(begin)

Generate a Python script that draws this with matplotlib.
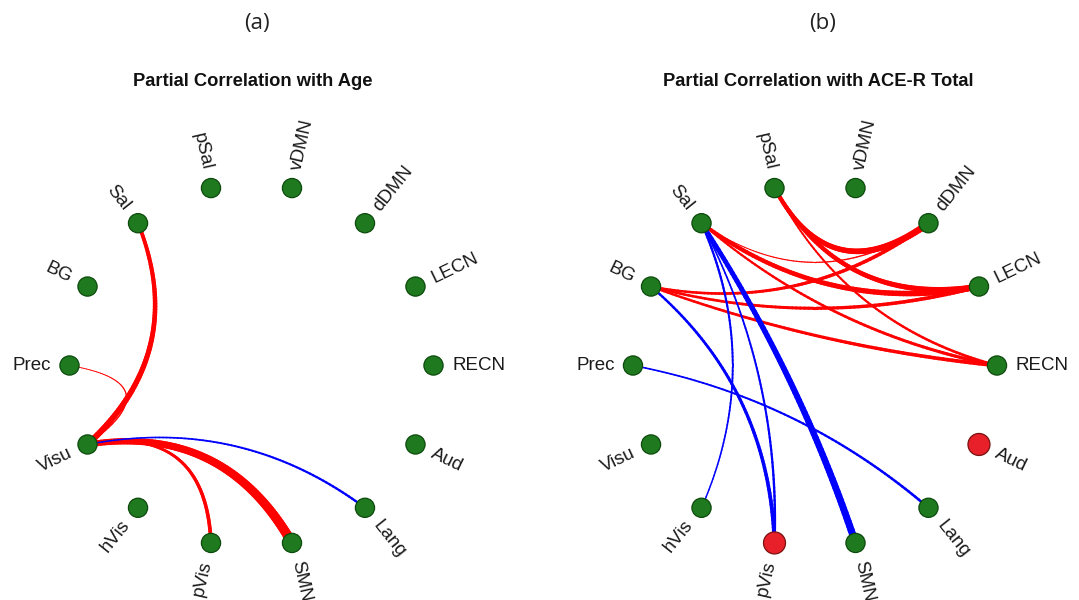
import numpy as np
import matplotlib
matplotlib.use("Agg")
import matplotlib.pyplot as plt
from matplotlib.collections import LineCollection
from matplotlib.patches import Circle

# ---------------- data ----------------
nodes = ['pSal', 'vDMN', 'dDMN', 'LECN', 'RECN', 'Aud', 'Lang',
         'SMN', 'pVis', 'hVis', 'Visu', 'Prec', 'BG', 'Sal']

panel_letters = ['(a)', '(b)']
panel_titles = ['Partial Correlation with Age', 'Partial Correlation with ACE-R Total']

# panel (a) edges: source (thin end), target (thick end), strength, sign (+1 red / -1 blue)
a_src = ['Sal', 'Prec', 'Visu', 'Visu', 'Visu']
a_dst = ['Visu', 'Visu', 'pVis', 'SMN', 'Lang']
a_strength = [4.4, 1.0, 2.7, 7.0, 1.7]
a_sign = [1, 1, 1, 1, -1]
a_red_nodes = []

# panel (b) edges
b_src = ['pSal', 'pSal', 'pSal', 'Sal', 'Sal', 'Sal', 'BG', 'BG', 'BG',
         'Sal', 'Sal', 'hVis', 'BG', 'Prec']
b_dst = ['dDMN', 'LECN', 'RECN', 'dDMN', 'LECN', 'RECN', 'dDMN', 'LECN', 'RECN',
         'SMN', 'pVis', 'Sal', 'pVis', 'Lang']
b_strength = [4.8, 4.2, 2.0, 1.1, 4.4, 2.4, 2.8, 2.8, 2.8,
              5.2, 1.8, 1.7, 2.8, 1.9]
b_sign = [1, 1, 1, 1, 1, 1, 1, 1, 1,
          -1, -1, -1, -1, -1]
b_red_nodes = ['pVis', 'Aud']

# ---------------- layout / style ----------------
W, H = 1079, 600
fig = plt.figure(figsize=(W / 100, H / 100), dpi=100)
ax = fig.add_axes([0, 0, 1, 1])
ax.set_xlim(0, W)
ax.set_ylim(H, 0)
ax.axis('off')

centers = [(251.5, 365.5), (815.0, 365.5)]
letter_x = [257, 823]
title_dx = [1, 3]
R = 182.0
K = 0.55
TAPER = 0.6
node_green = '#1f7a1f'
node_edge = '#0d4a0d'
node_red = '#e8202a'
pos_col = '#ff0000'
neg_col = '#0000ff'
label_font = ['Liberation Sans', 'DejaVu Sans']

n = len(nodes)
step = 360.0 / n
angles = {nm: 90 + step / 2 - i * step for i, nm in enumerate(nodes)}


def node_xy(c, nm):
    a = np.deg2rad(angles[nm])
    return c[0] + R * np.cos(a), c[1] - R * np.sin(a)


def draw_panel(c, src, dst, strength, sign, red_nodes, letter, lx_letter, title, tdx):
    t = np.linspace(0, 1, 80)[:, None]
    for s, d, w, sg in zip(src, dst, strength, sign):
        p0 = np.array(node_xy(c, s))
        p2 = np.array(node_xy(c, d))
        mid = (p0 + p2) / 2
        ctrl = mid + K * (np.array(c) - mid)
        pts = (1 - t) ** 2 * p0 + 2 * t * (1 - t) * ctrl + t ** 2 * p2
        segs = np.stack([pts[:-1], pts[1:]], axis=1)
        tm = (t[:-1, 0] + t[1:, 0]) / 2
        widths = w * (TAPER + (1 - TAPER) * tm)
        lc = LineCollection(segs, linewidths=widths,
                            colors=pos_col if sg > 0 else neg_col,
                            capstyle='round', joinstyle='round', zorder=2)
        ax.add_collection(lc)
    for nm in nodes:
        x, y = node_xy(c, nm)
        red = nm in red_nodes
        ax.add_patch(Circle((x, y), 11.0 if red else 9.6,
                            facecolor=node_red if red else node_green,
                            edgecolor=node_edge if not red else '#7a1010',
                            lw=0.9, zorder=3))
        a = angles[nm] % 360
        off = 18.5
        ar = np.deg2rad(a)
        lx = x + off * np.cos(ar)
        ly = y - off * np.sin(ar)
        if 90 < a < 270:
            rot = a - 180
            ha = 'right'
        else:
            rot = a if a <= 90 else a - 360
            ha = 'left'
        ax.text(lx, ly, nm, rotation=rot, rotation_mode='anchor',
                ha=ha, va='center', fontsize=13.5, family=label_font,
                color='#1a1a1a', zorder=4)
    ax.text(lx_letter, 24, letter, ha='center', va='center', fontsize=16,
            family=['Open Sans', 'DejaVu Sans'], color='#222222')
    ax.text(c[0] + tdx, 82, title, ha='center', va='center', fontsize=13.2,
            fontweight='bold', family=['Liberation Sans', 'DejaVu Sans'],
            color='#111111')


draw_panel(centers[0], a_src, a_dst, a_strength, a_sign, a_red_nodes,
           panel_letters[0], letter_x[0], panel_titles[0], title_dx[0])
draw_panel(centers[1], b_src, b_dst, b_strength, b_sign, b_red_nodes,
           panel_letters[1], letter_x[1], panel_titles[1], title_dx[1])

fig.savefig('out.png', dpi=100, facecolor='white')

(end)

:: GIVEN PROBLEM ::
Extract the lines exactly, please: the first line of the listing, the line with "panel_titles = ['Partial", and every line between them, but no pictures.

:: EXERCISE RESULT ::
Generate a Python script that draws this with matplotlib.
import numpy as np
import matplotlib
matplotlib.use("Agg")
import matplotlib.pyplot as plt
from matplotlib.collections import LineCollection
from matplotlib.patches import Circle

# ---------------- data ----------------
nodes = ['pSal', 'vDMN', 'dDMN', 'LECN', 'RECN', 'Aud', 'Lang',
         'SMN', 'pVis', 'hVis', 'Visu', 'Prec', 'BG', 'Sal']

panel_letters = ['(a)', '(b)']
panel_titles = ['Partial Correlation with Age', 'Partial Correlation with ACE-R Total']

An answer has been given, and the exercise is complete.